Do we have enough police in Uganda to manage our security needs? This is an important question because do we know how much we spend a year to pay for the police services that we have. Should we spend more?
It is well accepted that a combination of factors other than police strength can accurately predict crime trends. The correlations between these factors and crime are well known to criminologists.
They include education levels, employment levels, income levels, school-leaving rates, the number of families that regularly need crisis assistance, and the heterogeneity of a relevant population. None of these factors is under the influence of police numbers, or indeed police powers.
Crime has been a major concern of the public for many years. In part, this is because the criminal-justice system has had difficulty dealing with an ever-increasing crime rate.
Traditionally, our criminal-justice system has been “reactionary.’’ In other words, it attempts to deal with the situation after it occurs.
The time has come to take a “proactive’’ approach to fighting crime. This can be accomplished through the anticipation, recognition and appraisal of a crime risk, and the initiation of some type of action to reduce that risk.
The main goal is to establish a Crime Prevention Resource Centre, which could be used by local police to educate police personnel and citizens in the various methods and techniques of crime prevention and crime risk management.
To be effective, crime prevention must be handled on a local level.
One of the basic ingredients of crime prevention is citizen self-help and community involvement. Citizens must be aware that they have an important role to play in controlling crime. Crime is not solely a police problem but the responsibility of all citizens.
For crime prevention to be successful, time must be taken to document the effects of various programs. It is extremely important to document the number of lectures given, number of people in attendance, residential and commercial security surveys and other activities.
Statistical analysis should also be done to show the risk rate of burglary in those homes and businesses that have employed crime prevention measures, compared to those that have not. The overall burglary and theft rate should also be analyzed. The same approach should be taken with other crimes.
In addition, a monthly activity report should be prepared for the local OC of police so that he will know the effect that crime prevention is having in his community. An annual report is also important.
The relationship between law enforcement and video technology is poised to grow, especially in city and commercial towns. If those cameras were that good, they would aim to link to “smart” software that identifies a potentially suspicious situation, such as an abandoned package or a car that circles repeatedly.
There is a possibility that the cameras might simply be pushing criminals to other areas as they try to avoid detection. Their contribution to reduction in crime is difficult to establish because other factors might be at work, including changes in police strategies.
In my view, the threat of punishment, no matter how severe, will not deter anyone who believes they can get away with it.
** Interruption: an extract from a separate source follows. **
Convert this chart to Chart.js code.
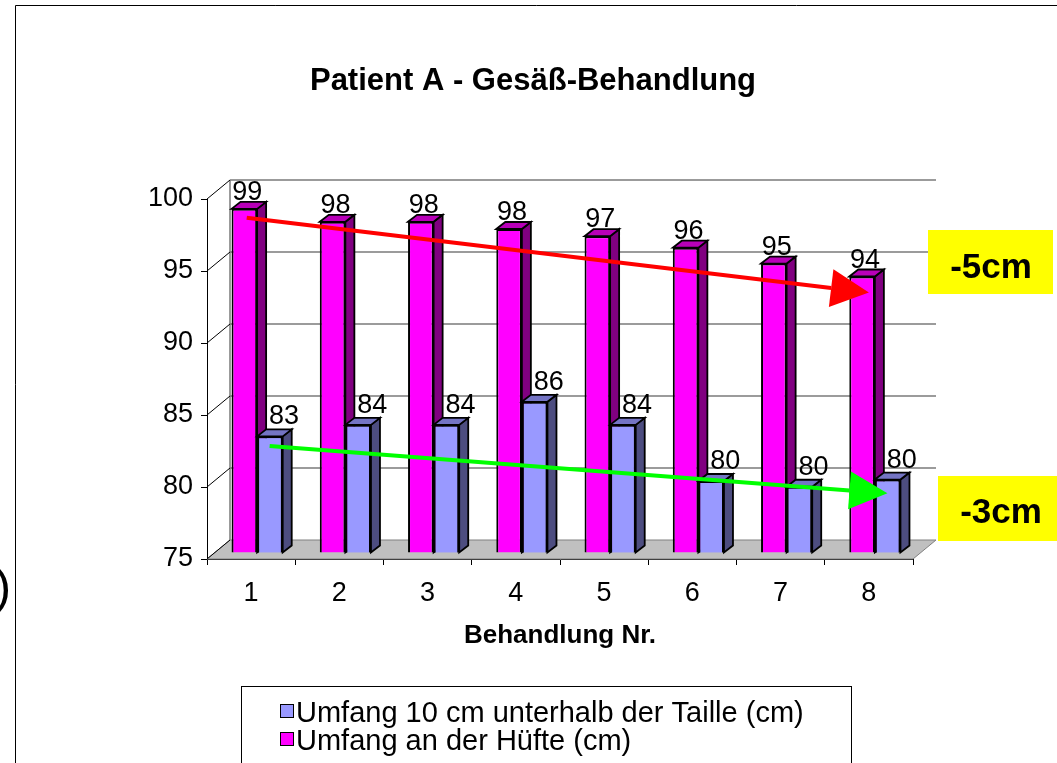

It will also not deter those who are too overcome by emotion or disordered thinking to care about the consequences of their behaviour.
Punishment also has to be immediate. Delayed punishment provides opportunities for other behaviours to be reinforced. In reality, it often takes months – if not years – for someone to be apprehended, appear in court and be sentenced.
Many police officers remain strangers and adversaries to residents rather than partners in keeping communities safe. Officers are highly suspicious of strangers, hypervigilant of danger, fixated on sorting the good people from bad and uninterested in the long-term harms to individuals and communities that result from their law enforcement efforts. Police and government leaders wrongly view the current law enforcement practices as a natural way of policing rather than a socially constructed game that can be changed.
I believe the current crisis in Ugandan policing requires dismantling the old law enforcement game and starting anew. I agree that the vast majority of police officers want to do the right things.
But what constitutes the “right thing” is contingent on the game being played. Changing the goal of modern policing to creating strong communities creates a new game. It is the logic of this new game, rather than the moral reasoning of individual officers, that will lead to the cultural shifts in policing of the magnitude imagined by today’s police reformers – including those protesting on the streets.